_REQUIREMENT_: Return the material exactly, first line through the line containing "9.5, 10.75, 8.25, 10.75, 9.5, 11.75, 9.25, 8.25, 8.25]", and nothing more. Pictures stay out.

_PROVIDED MATERIAL_:
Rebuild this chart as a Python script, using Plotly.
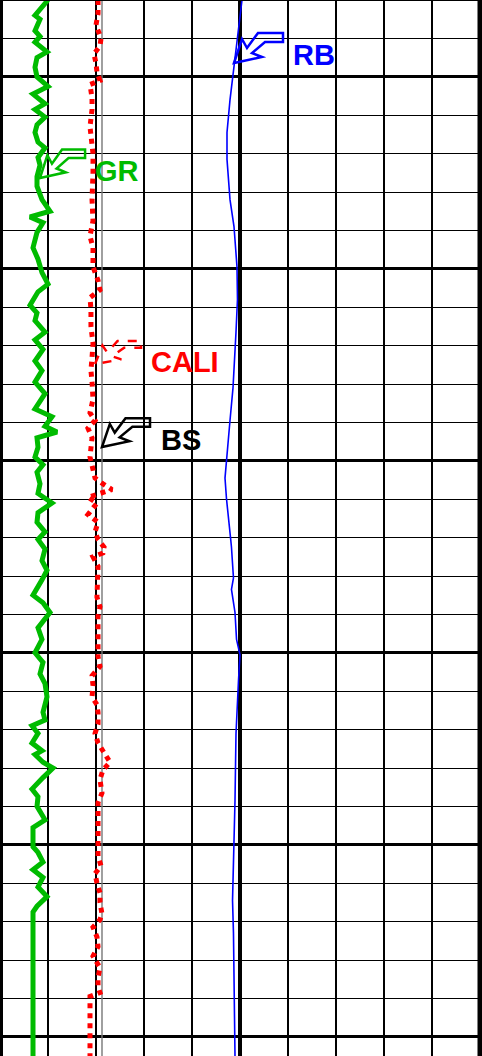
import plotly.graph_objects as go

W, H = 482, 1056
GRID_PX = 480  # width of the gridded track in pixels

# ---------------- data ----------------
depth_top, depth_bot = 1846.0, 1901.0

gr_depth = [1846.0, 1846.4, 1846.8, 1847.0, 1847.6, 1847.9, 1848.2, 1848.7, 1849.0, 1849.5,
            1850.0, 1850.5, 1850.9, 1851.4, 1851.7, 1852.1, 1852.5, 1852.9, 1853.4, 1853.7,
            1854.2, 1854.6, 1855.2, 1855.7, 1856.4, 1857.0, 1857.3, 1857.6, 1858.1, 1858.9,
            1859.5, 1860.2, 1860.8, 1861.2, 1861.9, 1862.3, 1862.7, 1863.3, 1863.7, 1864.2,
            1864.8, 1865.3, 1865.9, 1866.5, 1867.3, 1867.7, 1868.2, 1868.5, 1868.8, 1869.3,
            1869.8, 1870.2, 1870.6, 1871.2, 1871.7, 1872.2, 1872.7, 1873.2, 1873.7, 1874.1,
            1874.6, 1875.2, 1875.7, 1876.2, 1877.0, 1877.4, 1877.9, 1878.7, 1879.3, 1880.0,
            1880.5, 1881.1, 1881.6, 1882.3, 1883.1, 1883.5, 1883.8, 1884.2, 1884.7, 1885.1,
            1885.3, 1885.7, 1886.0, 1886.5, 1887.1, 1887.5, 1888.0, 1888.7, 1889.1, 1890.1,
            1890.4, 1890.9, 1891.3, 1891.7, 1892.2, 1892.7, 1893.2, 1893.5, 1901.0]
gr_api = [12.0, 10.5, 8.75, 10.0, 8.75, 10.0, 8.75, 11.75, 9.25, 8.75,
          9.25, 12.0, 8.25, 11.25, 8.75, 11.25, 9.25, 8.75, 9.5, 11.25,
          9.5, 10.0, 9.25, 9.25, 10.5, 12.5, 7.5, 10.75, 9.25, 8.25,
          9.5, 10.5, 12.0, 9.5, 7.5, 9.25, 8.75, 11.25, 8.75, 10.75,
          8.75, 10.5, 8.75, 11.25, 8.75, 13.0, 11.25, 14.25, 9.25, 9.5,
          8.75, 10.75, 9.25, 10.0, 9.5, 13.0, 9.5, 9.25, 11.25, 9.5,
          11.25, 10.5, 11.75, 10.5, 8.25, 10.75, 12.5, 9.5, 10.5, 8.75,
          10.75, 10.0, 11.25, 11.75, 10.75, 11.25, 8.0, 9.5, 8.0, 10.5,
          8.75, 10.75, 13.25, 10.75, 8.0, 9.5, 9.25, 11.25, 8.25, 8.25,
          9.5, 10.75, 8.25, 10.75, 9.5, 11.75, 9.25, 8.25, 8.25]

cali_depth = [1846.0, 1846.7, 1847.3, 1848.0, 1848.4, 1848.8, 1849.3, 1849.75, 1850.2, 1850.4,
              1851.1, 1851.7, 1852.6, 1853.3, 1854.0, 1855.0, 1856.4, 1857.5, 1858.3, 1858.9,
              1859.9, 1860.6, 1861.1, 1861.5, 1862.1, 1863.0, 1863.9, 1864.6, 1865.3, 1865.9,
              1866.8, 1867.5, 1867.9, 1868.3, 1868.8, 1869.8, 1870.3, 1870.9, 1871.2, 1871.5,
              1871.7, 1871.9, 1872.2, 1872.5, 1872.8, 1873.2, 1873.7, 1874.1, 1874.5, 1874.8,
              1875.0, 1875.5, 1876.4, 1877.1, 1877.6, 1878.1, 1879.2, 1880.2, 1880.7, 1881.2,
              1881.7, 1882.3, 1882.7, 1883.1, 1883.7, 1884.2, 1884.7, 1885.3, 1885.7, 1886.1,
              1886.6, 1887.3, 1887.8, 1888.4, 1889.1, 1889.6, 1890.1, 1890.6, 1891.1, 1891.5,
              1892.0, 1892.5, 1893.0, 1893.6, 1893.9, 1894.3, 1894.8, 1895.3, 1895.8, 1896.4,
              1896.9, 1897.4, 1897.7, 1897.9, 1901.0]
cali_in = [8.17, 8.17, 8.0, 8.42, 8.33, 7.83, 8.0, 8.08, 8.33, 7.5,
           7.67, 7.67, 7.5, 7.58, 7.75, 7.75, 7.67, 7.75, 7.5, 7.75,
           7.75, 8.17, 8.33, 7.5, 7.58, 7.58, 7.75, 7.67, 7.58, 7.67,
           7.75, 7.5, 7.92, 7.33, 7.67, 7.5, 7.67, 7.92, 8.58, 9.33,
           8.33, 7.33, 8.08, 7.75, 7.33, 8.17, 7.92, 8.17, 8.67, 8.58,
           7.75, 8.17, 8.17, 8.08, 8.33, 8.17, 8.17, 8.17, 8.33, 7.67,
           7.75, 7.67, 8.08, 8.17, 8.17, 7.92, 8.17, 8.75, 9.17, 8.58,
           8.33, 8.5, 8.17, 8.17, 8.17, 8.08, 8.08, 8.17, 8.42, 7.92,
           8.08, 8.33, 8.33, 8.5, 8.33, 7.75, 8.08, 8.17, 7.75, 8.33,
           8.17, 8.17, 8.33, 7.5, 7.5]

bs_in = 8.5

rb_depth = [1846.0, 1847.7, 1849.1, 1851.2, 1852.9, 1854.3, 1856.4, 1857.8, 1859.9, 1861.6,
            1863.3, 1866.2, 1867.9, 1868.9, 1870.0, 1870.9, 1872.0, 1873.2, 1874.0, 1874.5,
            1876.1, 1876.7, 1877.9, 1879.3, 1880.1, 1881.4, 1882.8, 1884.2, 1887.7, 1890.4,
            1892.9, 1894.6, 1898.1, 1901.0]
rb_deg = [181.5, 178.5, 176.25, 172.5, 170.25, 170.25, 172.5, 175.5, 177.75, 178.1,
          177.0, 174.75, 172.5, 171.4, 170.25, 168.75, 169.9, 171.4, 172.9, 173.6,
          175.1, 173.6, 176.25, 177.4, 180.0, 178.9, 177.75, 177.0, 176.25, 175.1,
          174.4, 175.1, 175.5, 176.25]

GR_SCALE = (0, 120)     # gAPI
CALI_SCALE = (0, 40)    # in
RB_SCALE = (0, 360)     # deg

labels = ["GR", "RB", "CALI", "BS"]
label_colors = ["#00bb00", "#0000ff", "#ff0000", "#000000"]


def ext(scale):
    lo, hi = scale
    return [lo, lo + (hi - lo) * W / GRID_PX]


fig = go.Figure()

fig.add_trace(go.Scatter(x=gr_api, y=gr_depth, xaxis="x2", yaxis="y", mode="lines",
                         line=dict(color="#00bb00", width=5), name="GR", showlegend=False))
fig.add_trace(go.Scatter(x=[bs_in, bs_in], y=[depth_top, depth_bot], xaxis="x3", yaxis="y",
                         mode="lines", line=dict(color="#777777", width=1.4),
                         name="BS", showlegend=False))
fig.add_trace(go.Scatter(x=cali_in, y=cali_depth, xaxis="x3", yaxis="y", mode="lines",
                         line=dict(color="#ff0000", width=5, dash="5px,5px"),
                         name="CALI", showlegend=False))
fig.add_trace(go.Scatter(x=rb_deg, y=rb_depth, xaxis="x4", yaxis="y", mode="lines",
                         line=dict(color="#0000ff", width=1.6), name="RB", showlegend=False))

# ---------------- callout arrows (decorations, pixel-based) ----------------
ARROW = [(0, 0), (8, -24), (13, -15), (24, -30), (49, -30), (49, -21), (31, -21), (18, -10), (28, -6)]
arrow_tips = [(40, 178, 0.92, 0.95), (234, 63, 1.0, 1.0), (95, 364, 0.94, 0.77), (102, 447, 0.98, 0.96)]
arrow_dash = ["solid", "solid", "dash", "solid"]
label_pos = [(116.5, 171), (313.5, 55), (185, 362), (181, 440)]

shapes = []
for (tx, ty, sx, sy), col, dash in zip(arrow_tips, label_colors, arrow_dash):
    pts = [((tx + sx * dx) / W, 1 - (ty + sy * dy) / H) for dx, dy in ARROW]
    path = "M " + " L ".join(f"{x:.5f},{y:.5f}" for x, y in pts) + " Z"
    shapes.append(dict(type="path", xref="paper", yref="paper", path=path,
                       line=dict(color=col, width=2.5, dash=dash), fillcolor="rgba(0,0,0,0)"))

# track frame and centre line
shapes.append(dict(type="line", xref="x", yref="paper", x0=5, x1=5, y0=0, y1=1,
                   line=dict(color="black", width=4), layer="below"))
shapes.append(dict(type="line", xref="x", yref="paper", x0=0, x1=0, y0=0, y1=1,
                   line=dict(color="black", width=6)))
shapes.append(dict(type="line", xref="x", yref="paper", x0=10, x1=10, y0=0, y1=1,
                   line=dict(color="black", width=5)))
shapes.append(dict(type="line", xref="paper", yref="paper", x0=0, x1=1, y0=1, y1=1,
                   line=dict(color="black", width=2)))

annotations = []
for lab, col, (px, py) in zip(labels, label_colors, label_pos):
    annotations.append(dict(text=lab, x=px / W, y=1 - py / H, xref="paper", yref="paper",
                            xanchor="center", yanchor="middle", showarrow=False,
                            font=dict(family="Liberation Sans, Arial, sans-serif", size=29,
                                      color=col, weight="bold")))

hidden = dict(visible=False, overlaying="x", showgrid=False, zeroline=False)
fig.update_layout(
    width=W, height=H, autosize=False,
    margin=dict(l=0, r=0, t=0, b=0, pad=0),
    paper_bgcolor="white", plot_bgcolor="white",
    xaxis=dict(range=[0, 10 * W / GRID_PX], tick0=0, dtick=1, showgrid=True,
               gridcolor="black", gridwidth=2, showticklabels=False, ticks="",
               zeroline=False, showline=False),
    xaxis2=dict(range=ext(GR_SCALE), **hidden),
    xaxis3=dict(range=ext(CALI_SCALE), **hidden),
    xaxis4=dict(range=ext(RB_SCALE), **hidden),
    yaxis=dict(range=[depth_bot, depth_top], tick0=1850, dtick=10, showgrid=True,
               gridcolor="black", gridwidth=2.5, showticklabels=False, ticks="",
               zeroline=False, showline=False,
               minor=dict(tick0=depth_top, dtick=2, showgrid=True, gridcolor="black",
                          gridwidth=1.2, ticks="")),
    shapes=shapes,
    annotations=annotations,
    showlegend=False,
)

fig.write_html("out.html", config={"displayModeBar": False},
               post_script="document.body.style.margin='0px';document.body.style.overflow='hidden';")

_FINAL ANSWER_:
Rebuild this chart as a Python script, using Plotly.
import plotly.graph_objects as go

W, H = 482, 1056
GRID_PX = 480  # width of the gridded track in pixels

# ---------------- data ----------------
depth_top, depth_bot = 1846.0, 1901.0

gr_depth = [1846.0, 1846.4, 1846.8, 1847.0, 1847.6, 1847.9, 1848.2, 1848.7, 1849.0, 1849.5,
            1850.0, 1850.5, 1850.9, 1851.4, 1851.7, 1852.1, 1852.5, 1852.9, 1853.4, 1853.7,
            1854.2, 1854.6, 1855.2, 1855.7, 1856.4, 1857.0, 1857.3, 1857.6, 1858.1, 1858.9,
            1859.5, 1860.2, 1860.8, 1861.2, 1861.9, 1862.3, 1862.7, 1863.3, 1863.7, 1864.2,
            1864.8, 1865.3, 1865.9, 1866.5, 1867.3, 1867.7, 1868.2, 1868.5, 1868.8, 1869.3,
            1869.8, 1870.2, 1870.6, 1871.2, 1871.7, 1872.2, 1872.7, 1873.2, 1873.7, 1874.1,
            1874.6, 1875.2, 1875.7, 1876.2, 1877.0, 1877.4, 1877.9, 1878.7, 1879.3, 1880.0,
            1880.5, 1881.1, 1881.6, 1882.3, 1883.1, 1883.5, 1883.8, 1884.2, 1884.7, 1885.1,
            1885.3, 1885.7, 1886.0, 1886.5, 1887.1, 1887.5, 1888.0, 1888.7, 1889.1, 1890.1,
            1890.4, 1890.9, 1891.3, 1891.7, 1892.2, 1892.7, 1893.2, 1893.5, 1901.0]
gr_api = [12.0, 10.5, 8.75, 10.0, 8.75, 10.0, 8.75, 11.75, 9.25, 8.75,
          9.25, 12.0, 8.25, 11.25, 8.75, 11.25, 9.25, 8.75, 9.5, 11.25,
          9.5, 10.0, 9.25, 9.25, 10.5, 12.5, 7.5, 10.75, 9.25, 8.25,
          9.5, 10.5, 12.0, 9.5, 7.5, 9.25, 8.75, 11.25, 8.75, 10.75,
          8.75, 10.5, 8.75, 11.25, 8.75, 13.0, 11.25, 14.25, 9.25, 9.5,
          8.75, 10.75, 9.25, 10.0, 9.5, 13.0, 9.5, 9.25, 11.25, 9.5,
          11.25, 10.5, 11.75, 10.5, 8.25, 10.75, 12.5, 9.5, 10.5, 8.75,
          10.75, 10.0, 11.25, 11.75, 10.75, 11.25, 8.0, 9.5, 8.0, 10.5,
          8.75, 10.75, 13.25, 10.75, 8.0, 9.5, 9.25, 11.25, 8.25, 8.25,
          9.5, 10.75, 8.25, 10.75, 9.5, 11.75, 9.25, 8.25, 8.25]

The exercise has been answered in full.